Josef Roman Lorenz, later ennobled as Josef Roman Lorenz Ritter von Liburnau (26 November 1825, Linz – 13 November 1911, Vienna), was an Austrian naturalist. He is known for his studies in the fields of meteorology, phytogeography and agricultural sciences. He was the father of zoologist Ludwig Lorenz von Liburnau (1856–1943).

He studied at the University of Vienna, later working as a Mittelschulprofessor (middle school professor) in Salzburg und Fiume. From 1861 he served as a ministry official in Vienna. In 1872 he was co-founder of the School of Agricultural Sciences in Vienna, and from 1878 to 1899 was president of the Austrian Meteorological Society.

== Writings ==
- Allgemeine Resultate aus den pflanzengeographischen und genetischen Untersuchungen der Moore im präalpinen Hügellande Salzburgs, 1858 - General results from the phytogeographical and genetic studies of pre-alpine bogs in the hill country of Salzburg.

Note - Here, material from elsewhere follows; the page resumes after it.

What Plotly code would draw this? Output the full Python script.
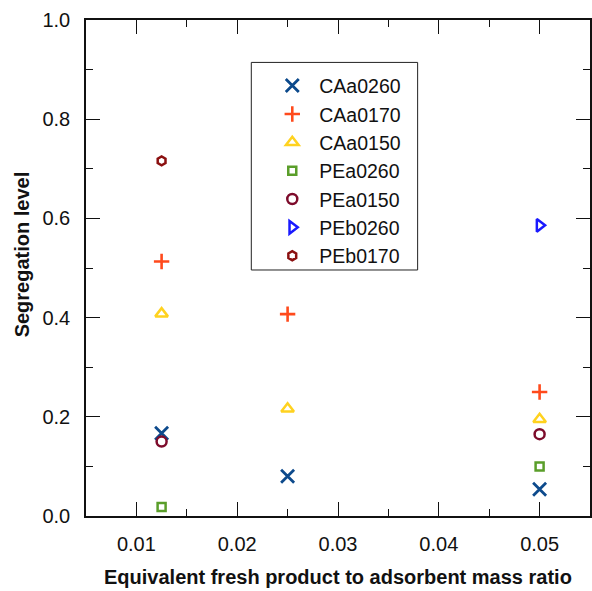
import plotly.graph_objects as go

series_names = ["CAa0260", "CAa0170", "CAa0150", "PEa0260", "PEa0150", "PEb0260", "PEb0170"]
series_x = {
    "CAa0260": [0.0125, 0.025, 0.05],
    "CAa0170": [0.0125, 0.025, 0.05],
    "CAa0150": [0.0125, 0.025, 0.05],
    "PEa0260": [0.0125, 0.05],
    "PEa0150": [0.0125, 0.05],
    "PEb0260": [0.05],
    "PEb0170": [0.0125],
}
series_y = {
    "CAa0260": [0.167, 0.080, 0.054],
    "CAa0170": [0.513, 0.407, 0.250],
    "CAa0150": [0.408, 0.216, 0.195],
    "PEa0260": [0.018, 0.100],
    "PEa0150": [0.150, 0.165],
    "PEb0260": [0.586],
    "PEb0170": [0.716],
}
colors = {
    "CAa0260": "#0d4a8c",
    "CAa0170": "#ff4a1c",
    "CAa0150": "#ffd21f",
    "PEa0260": "#5a9e2a",
    "PEa0150": "#7d0b2b",
    "PEb0260": "#1a1aff",
    "PEb0170": "#8b1010",
}
symbols = {
    "CAa0260": ("x-thin-open", 13, 2.8),
    "CAa0170": ("cross-thin-open", 11, 2.6),
    "CAa0150": ("triangle-up-open", 11, 2.5),
    "PEa0260": ("square-open", 8, 2.5),
    "PEa0150": ("circle-open", 10, 2.5),
    "PEb0260": ("triangle-right-open", 11, 2.5),
    "PEb0170": ("hexagon-open", 9, 2.5),
}

x_tickvals = [0.01, 0.02, 0.03, 0.04, 0.05]
y_tickvals = [0.0, 0.2, 0.4, 0.6, 0.8, 1.0]

FONT = "Liberation Sans, Arial, sans-serif"

fig = go.Figure()
for name in series_names:
    sym, sz, lw = symbols[name]
    fig.add_trace(go.Scatter(
        x=series_x[name], y=series_y[name], mode="markers", name=name,
        marker=dict(symbol=sym, size=sz, color=colors[name],
                    line=dict(color=colors[name], width=lw)),
    ))

axis_common = dict(
    showline=True, linecolor="#111", linewidth=1.5, mirror="ticks",
    ticks="inside", ticklen=14, tickwidth=1, tickcolor="#111",
    showgrid=False, zeroline=False,
    tickfont=dict(family=FONT, size=20, color="#111"),
)

fig.update_xaxes(
    range=[0.005, 0.055], tickvals=x_tickvals, tickformat=".2f",
    minor=dict(ticks="inside", ticklen=7, tickwidth=1, tickcolor="#111", dtick=0.005, tick0=0),
    ticklabelstandoff=9,
    **axis_common,
)
fig.update_yaxes(
    range=[0, 1.0], tickvals=y_tickvals, tickformat=".1f",
    minor=dict(ticks="inside", ticklen=7, tickwidth=1, tickcolor="#111", dtick=0.1, tick0=0),
    ticklabelstandoff=10,
    **axis_common,
)

fig.update_layout(
    width=592, height=591,
    margin=dict(l=86, r=0, t=19.5, b=74.5),
    paper_bgcolor="white", plot_bgcolor="white",
    showlegend=True,
    legend=dict(x=0.3557, y=0.9064, xanchor="left", yanchor="top",
                bgcolor="rgba(0,0,0,0)", borderwidth=0,
                font=dict(family=FONT, size=19.5, color="#111"),
                itemwidth=44, tracegroupgap=0),
    annotations=[
        dict(text="<b>Equivalent fresh product to adsorbent mass ratio</b>",
             xref="paper", yref="paper", x=0.5, y=-0.1237, xanchor="center", yanchor="middle",
             showarrow=False, font=dict(family=FONT, size=20, color="#111")),
        dict(text="<b>Segregation level</b>", textangle=-90,
             xref="paper", yref="paper", x=-0.1265, y=0.528, xanchor="center", yanchor="middle",
             showarrow=False, font=dict(family=FONT, size=20, color="#111")),
    ],
    shapes=[dict(type="rect", xref="paper", yref="paper",
                 x0=0.328, x1=0.658, y0=(516.5 - 270) / 497, y1=(516.5 - 62) / 497,
                 line=dict(color="#222", width=1), fillcolor="rgba(0,0,0,0)")],
)

fig.write_html("out.html", config={"displayModeBar": False},
               post_script="document.body.style.margin='0';document.body.style.padding='0';")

- Physikalische verhältnisse und vertheilung der organismen im Quarnerischen golfe, 1863 - Physical relationships and distribution of organisms in the Gulf of Quarnero.
- Die Bodenkultur Österreichs, 1873 - Natural resources of Austria.
- Lehrbuch der Klimatologie für Land- und Forstwirthe, 1874 - Textbook of climatology for agriculture and forestry.
- Über Bedeutung und Vertretung der land- und forstwirthschaftlichen Meteorologie, 1877 - Meaning and representation of agricultural and forest meteorology.
- Wald, Klima und Wasser, 1878 - Forest, climate and water.